[Expedition into Central Australia by Charles Sturt]@TWC D-Link bookExpedition into Central Australia CHAPTER II 40/66
Our tents were pitched at the northern extremity of a long flat, between the river and a serpentine lagoon, which left but a narrow embankment between itself and the stream. The soil of the flat was a cold white clay, on which there was scarcely any vegetation, so that the cattle wandered and kept us about an hour after our appointed hour of starting.
There had been a sharp frost during the night, and the morning was bitterly cold.

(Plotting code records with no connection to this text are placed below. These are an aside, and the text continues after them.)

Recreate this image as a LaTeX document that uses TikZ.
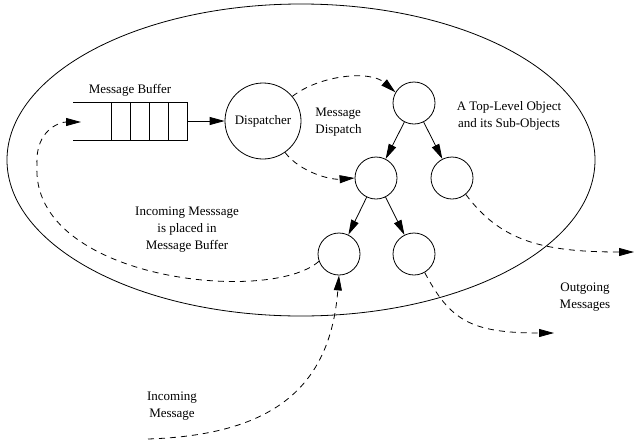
\documentclass[tikz,border=0pt]{standalone}
\usepackage{fontspec}
\setmainfont{Liberation Serif}
\usetikzlibrary{arrows.meta}
\begin{document}
\begin{tikzpicture}[x=1pt,y=-1pt,line width=0.8pt,
  obj/.style={circle,draw,inner sep=0pt,minimum size=42pt},
  lbl/.style={font=\fontsize{13}{17}\selectfont,align=center,inner sep=0pt},
  tip/.style={-{Triangle[length=15pt,width=8pt]}},
  flow/.style={tip,dashed,dash pattern=on 6pt off 5pt}]
\useasboundingbox (0,0) rectangle (637,445);
% outer object boundary
\draw (301,160) ellipse [x radius=294, y radius=156];
% message buffer
\draw (73,102) -- (187,102) -- (187,140) -- (73,140);
\foreach \xx in {111,130,149,168} \draw (\xx,102) -- (\xx,140);
\coordinate (bufR) at (187,121);
\coordinate (bufIn) at (81,122);
\node[lbl] (buflbl) at (130,90) {Message Buffer};
% nodes
\node[circle,draw,inner sep=0pt,minimum size=76pt,font=\fontsize{13}{17}\selectfont] (disp) at (263,121) {Dispatcher};
\node[obj] (top) at (414,103) {};
\node[obj] (lc) at (376,178) {};
\node[obj] (rc) at (452,178) {};
\node[obj] (bl) at (339,254) {};
\node[obj] (br) at (414,254) {};
% labels
\node[lbl,align=left,anchor=west] (dlbl) at (315,122) {Message\\Dispatch};
\node[lbl] (tlbl) at (509,116) {A Top-Level Object\\and its Sub-Objects};
\node[lbl] (ilbl) at (187,230) {Incoming Messsage\\is placed in\\Message Buffer};
\node[lbl] (inlbl) at (172,406) {Incoming\\Message};
\node[lbl] (olbl) at (585,297) {Outgoing\\Messages};
% solid arrows
\draw[tip] (bufR) -- (disp);
\draw[tip] (top) -- (lc);
\draw[tip] (top) -- (rc);
\draw[tip] (lc) -- (bl);
\draw[tip] (lc) -- (br);
% dashed message flows
\coordinate (out1) at (634,252);
\coordinate (out2) at (554,333);
\coordinate (in0) at (148,439);
\coordinate (loopL) at (37,165);
\draw[flow] (disp.40) .. controls (320,75) and (370,70) .. (top.150);
\draw[flow] (disp.-55) .. controls (300,172) and (330,180) .. (lc.west);
\draw[flow] (rc.-50) .. controls (500,240) and (540,252) .. (out1);
\draw[flow] (br.-60) .. controls (450,320) and (470,333) .. (out2);
\draw[flow] (in0) .. controls (270,435) and (330,390) .. (bl.south);
\draw[flow] (bl.200) .. controls (270,305) and (30,280) .. (loopL)
   .. controls (35,130) and (60,122) .. (bufIn);
\end{tikzpicture}
\end{document}
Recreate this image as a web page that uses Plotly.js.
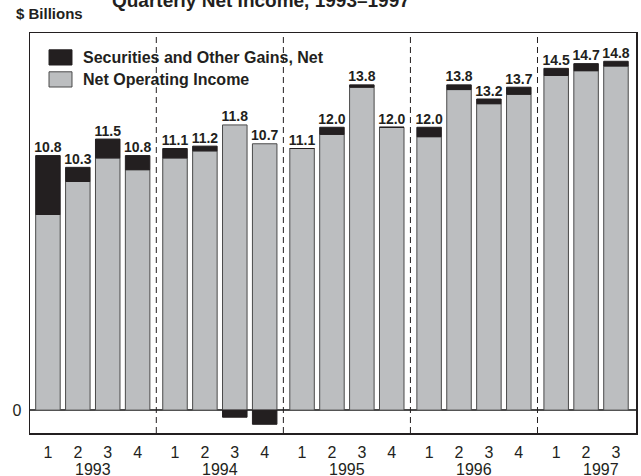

At sunrise the thermometer stood at 29 degrees, the dew point being 43 degrees, and the barometer at 29.700. When we left this place, our course, for the first three miles, was along the embankment separating the river from the lagoon, and I remarked that although there was so little vegetation on the ground, there were some magnificent trees on the bank of the river itself, which gradually came up to the north-east.
At three miles, however, our further course along the flats was checked by the hills of fossil formation, which approached the river so closely as to leave no passage for the drays between it and them.
We were, therefore, obliged to ascend to the upper levels, in doing so we were also obliged to put two teams, or sixteen bullocks, to each dray, and even then found it difficult to master the ascent. Referring back to a previous remark, I would observe that the Murray river is characterised by bold and perpendicular cliffs of different shades of yellow colour, varying from a light hue to a deep ochre.